I have a dataset consisting of Google Analytics data. One of the columns identifies their Userid (for our ecommerce portal) if they authenticated. Another column identifies their GA session ID (during the visit to our site before and after they authenticate). I am interested in capturing all the activity for a user before they authenticated. I can connect this by referencing the session ID.

Event -- session ID -- UserID -- New column

A -- 12345 -- NULL -- {Pre-Authenticated}

B -- 9876 -- NULL -- {NULL}

C -- 12345 -- 9385 -- {Authenticated}

How can I set up in ETL a way of populated a new column to identify whether the event row was authenticated, pre-authenticated, or null?

Tagged:

Answers

  • MarkSnodgrass
    MarkSnodgrass Portland, Oregon 🟤

    I would create an ETL that splits your data into two using two filter tiles. One filter where userid is null, which is your pre-authenticated data, the other where userid is not null is your authenticated data. You can add a constant tile to create a column called authtentication status. You can then use a join tile to join them back together and join on session id. You would then have your user id next to your pre-authenticated data when it matched on session id.

  • GrantSmith
    GrantSmith Indiana 🔴

    Unless you know each of those events are for the same user you won’t be able to tie different sessions together because each visitor to your website will get a new session ID if they haven’t visited your site within 30 minutes or whatever you have your Google analytics configured to. I am not certain if you can use googles user identification to tie all of the different sessions together but that might be something you can also look into. If that is the case you can use the rank and window tile to partition based on googles user identifier and then order by event time and use the lag too pull your user id field

  • Thanks guys.
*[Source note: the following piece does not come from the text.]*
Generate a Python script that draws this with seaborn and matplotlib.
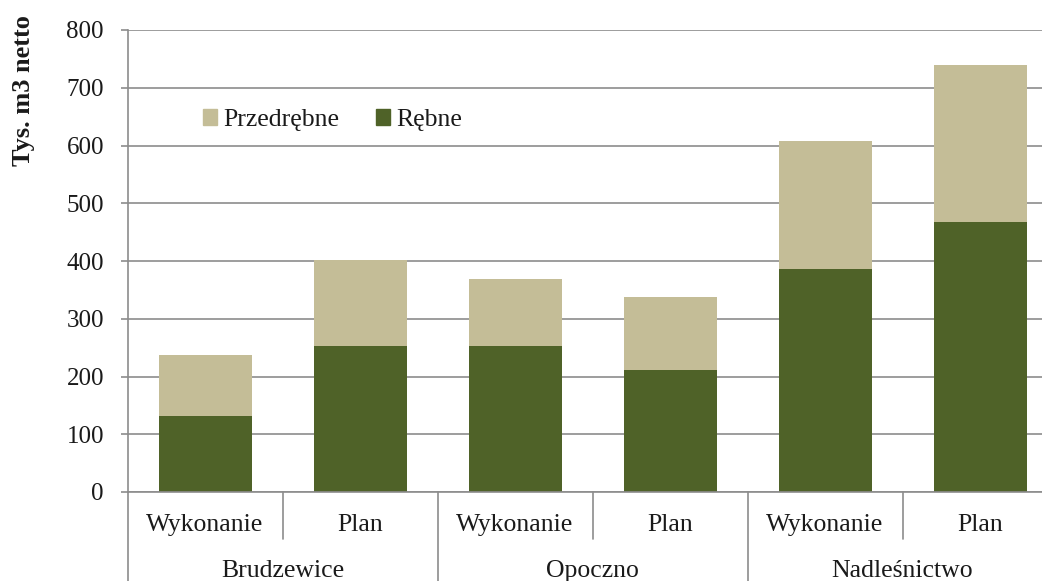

Grant - you're correct in that a user will get a new session id for each of their sessions. I just want to identify all their activity for sessions where they did authenticate.

  • GrantSmith
    GrantSmith Indiana 🔴

    @User_32265

    If you're simply wanting to do a translation stating they're authenticated you can use a Beast Mode on a card or a Formula Tile in a new Magic ETL dataflow to define a new column. I'm not certain what you logic would be to determine if they're "Pre-Authenticated" but assuming the user ID is populated means they're authenticated you can do something like this:

    CASE WHEN `UserID` IS NOT NULL THEN 'Authenticated' END